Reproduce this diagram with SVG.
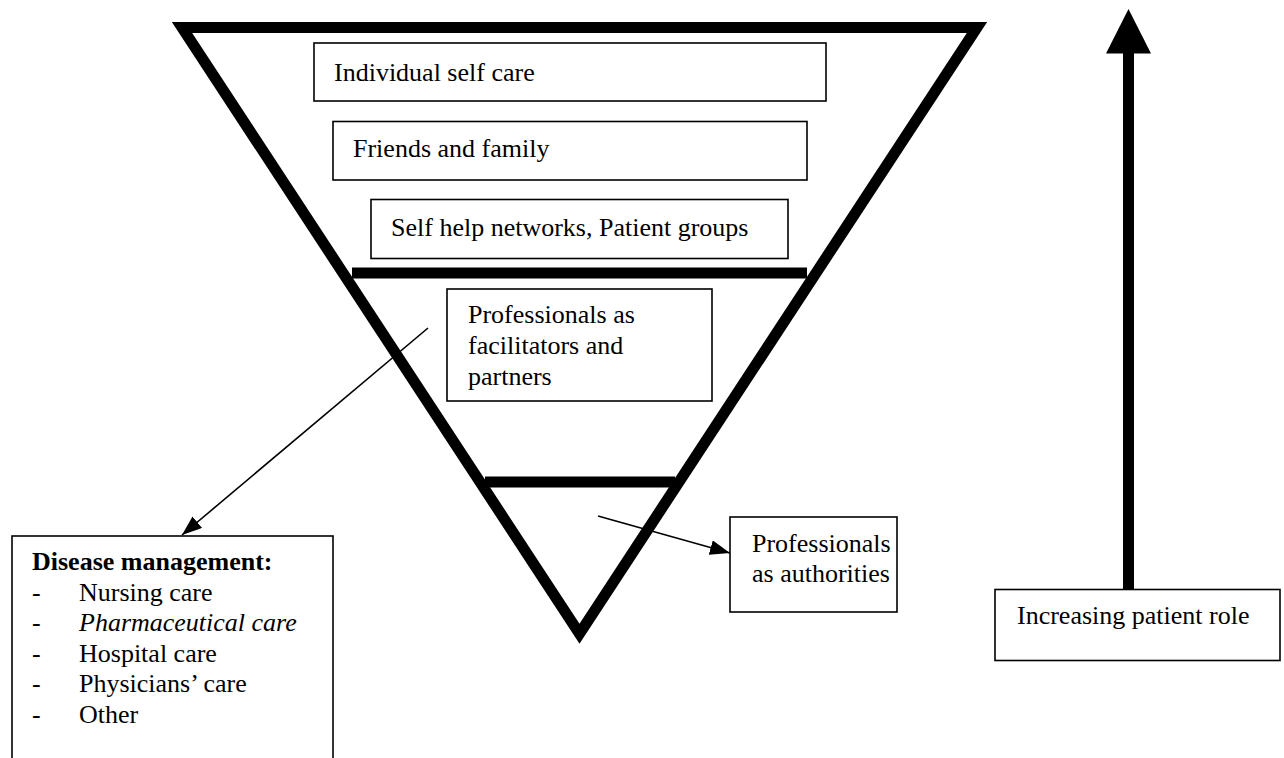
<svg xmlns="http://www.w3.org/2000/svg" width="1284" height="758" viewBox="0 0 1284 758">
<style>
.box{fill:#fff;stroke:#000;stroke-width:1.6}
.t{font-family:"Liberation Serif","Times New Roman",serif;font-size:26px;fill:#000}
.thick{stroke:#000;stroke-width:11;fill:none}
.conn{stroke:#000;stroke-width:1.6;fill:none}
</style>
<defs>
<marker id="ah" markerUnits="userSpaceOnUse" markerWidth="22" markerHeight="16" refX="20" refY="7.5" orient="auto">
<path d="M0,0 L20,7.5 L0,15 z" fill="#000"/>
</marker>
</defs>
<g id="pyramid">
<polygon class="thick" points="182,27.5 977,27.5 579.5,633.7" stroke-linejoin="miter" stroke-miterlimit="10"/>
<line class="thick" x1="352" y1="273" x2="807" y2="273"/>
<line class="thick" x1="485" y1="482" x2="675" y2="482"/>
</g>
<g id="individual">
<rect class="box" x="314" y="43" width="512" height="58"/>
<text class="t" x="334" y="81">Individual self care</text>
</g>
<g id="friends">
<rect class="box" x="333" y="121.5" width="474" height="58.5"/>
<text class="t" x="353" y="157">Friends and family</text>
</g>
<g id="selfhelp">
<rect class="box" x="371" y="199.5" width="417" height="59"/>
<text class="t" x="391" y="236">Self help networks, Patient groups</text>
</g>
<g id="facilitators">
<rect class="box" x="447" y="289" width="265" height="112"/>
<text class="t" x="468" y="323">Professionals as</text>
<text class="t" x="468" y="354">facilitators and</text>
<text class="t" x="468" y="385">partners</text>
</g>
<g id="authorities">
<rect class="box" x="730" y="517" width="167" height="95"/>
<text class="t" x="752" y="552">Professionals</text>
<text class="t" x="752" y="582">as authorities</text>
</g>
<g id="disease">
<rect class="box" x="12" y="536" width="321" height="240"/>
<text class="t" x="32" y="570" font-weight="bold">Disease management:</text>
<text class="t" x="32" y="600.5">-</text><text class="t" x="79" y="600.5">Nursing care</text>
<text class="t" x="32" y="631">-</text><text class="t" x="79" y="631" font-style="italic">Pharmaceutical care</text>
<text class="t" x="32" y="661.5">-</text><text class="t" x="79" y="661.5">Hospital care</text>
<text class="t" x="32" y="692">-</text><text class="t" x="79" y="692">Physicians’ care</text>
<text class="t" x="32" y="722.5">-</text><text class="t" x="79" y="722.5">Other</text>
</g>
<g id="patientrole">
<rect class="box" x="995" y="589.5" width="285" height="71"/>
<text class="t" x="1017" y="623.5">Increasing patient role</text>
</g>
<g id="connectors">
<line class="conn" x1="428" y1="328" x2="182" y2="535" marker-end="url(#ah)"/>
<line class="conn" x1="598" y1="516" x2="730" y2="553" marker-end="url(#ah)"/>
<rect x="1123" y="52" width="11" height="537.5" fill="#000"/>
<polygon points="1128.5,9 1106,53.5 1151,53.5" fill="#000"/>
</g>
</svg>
--------------------------------------------------
What you should do
Images in the data above are to be skipped. Retype all other material exactly.

Solution for this problem
Reproduce this diagram with SVG.
<svg xmlns="http://www.w3.org/2000/svg" width="1284" height="758" viewBox="0 0 1284 758">
<style>
.box{fill:#fff;stroke:#000;stroke-width:1.6}
.t{font-family:"Liberation Serif","Times New Roman",serif;font-size:26px;fill:#000}
.thick{stroke:#000;stroke-width:11;fill:none}
.conn{stroke:#000;stroke-width:1.6;fill:none}
</style>
<defs>
<marker id="ah" markerUnits="userSpaceOnUse" markerWidth="22" markerHeight="16" refX="20" refY="7.5" orient="auto">
<path d="M0,0 L20,7.5 L0,15 z" fill="#000"/>
</marker>
</defs>
<g id="pyramid">
<polygon class="thick" points="182,27.5 977,27.5 579.5,633.7" stroke-linejoin="miter" stroke-miterlimit="10"/>
<line class="thick" x1="352" y1="273" x2="807" y2="273"/>
<line class="thick" x1="485" y1="482" x2="675" y2="482"/>
</g>
<g id="individual">
<rect class="box" x="314" y="43" width="512" height="58"/>
<text class="t" x="334" y="81">Individual self care</text>
</g>
<g id="friends">
<rect class="box" x="333" y="121.5" width="474" height="58.5"/>
<text class="t" x="353" y="157">Friends and family</text>
</g>
<g id="selfhelp">
<rect class="box" x="371" y="199.5" width="417" height="59"/>
<text class="t" x="391" y="236">Self help networks, Patient groups</text>
</g>
<g id="facilitators">
<rect class="box" x="447" y="289" width="265" height="112"/>
<text class="t" x="468" y="323">Professionals as</text>
<text class="t" x="468" y="354">facilitators and</text>
<text class="t" x="468" y="385">partners</text>
</g>
<g id="authorities">
<rect class="box" x="730" y="517" width="167" height="95"/>
<text class="t" x="752" y="552">Professionals</text>
<text class="t" x="752" y="582">as authorities</text>
</g>
<g id="disease">
<rect class="box" x="12" y="536" width="321" height="240"/>
<text class="t" x="32" y="570" font-weight="bold">Disease management:</text>
<text class="t" x="32" y="600.5">-</text><text class="t" x="79" y="600.5">Nursing care</text>
<text class="t" x="32" y="631">-</text><text class="t" x="79" y="631" font-style="italic">Pharmaceutical care</text>
<text class="t" x="32" y="661.5">-</text><text class="t" x="79" y="661.5">Hospital care</text>
<text class="t" x="32" y="692">-</text><text class="t" x="79" y="692">Physicians’ care</text>
<text class="t" x="32" y="722.5">-</text><text class="t" x="79" y="722.5">Other</text>
</g>
<g id="patientrole">
<rect class="box" x="995" y="589.5" width="285" height="71"/>
<text class="t" x="1017" y="623.5">Increasing patient role</text>
</g>
<g id="connectors">
<line class="conn" x1="428" y1="328" x2="182" y2="535" marker-end="url(#ah)"/>
<line class="conn" x1="598" y1="516" x2="730" y2="553" marker-end="url(#ah)"/>
<rect x="1123" y="52" width="11" height="537.5" fill="#000"/>
<polygon points="1128.5,9 1106,53.5 1151,53.5" fill="#000"/>
</g>
</svg>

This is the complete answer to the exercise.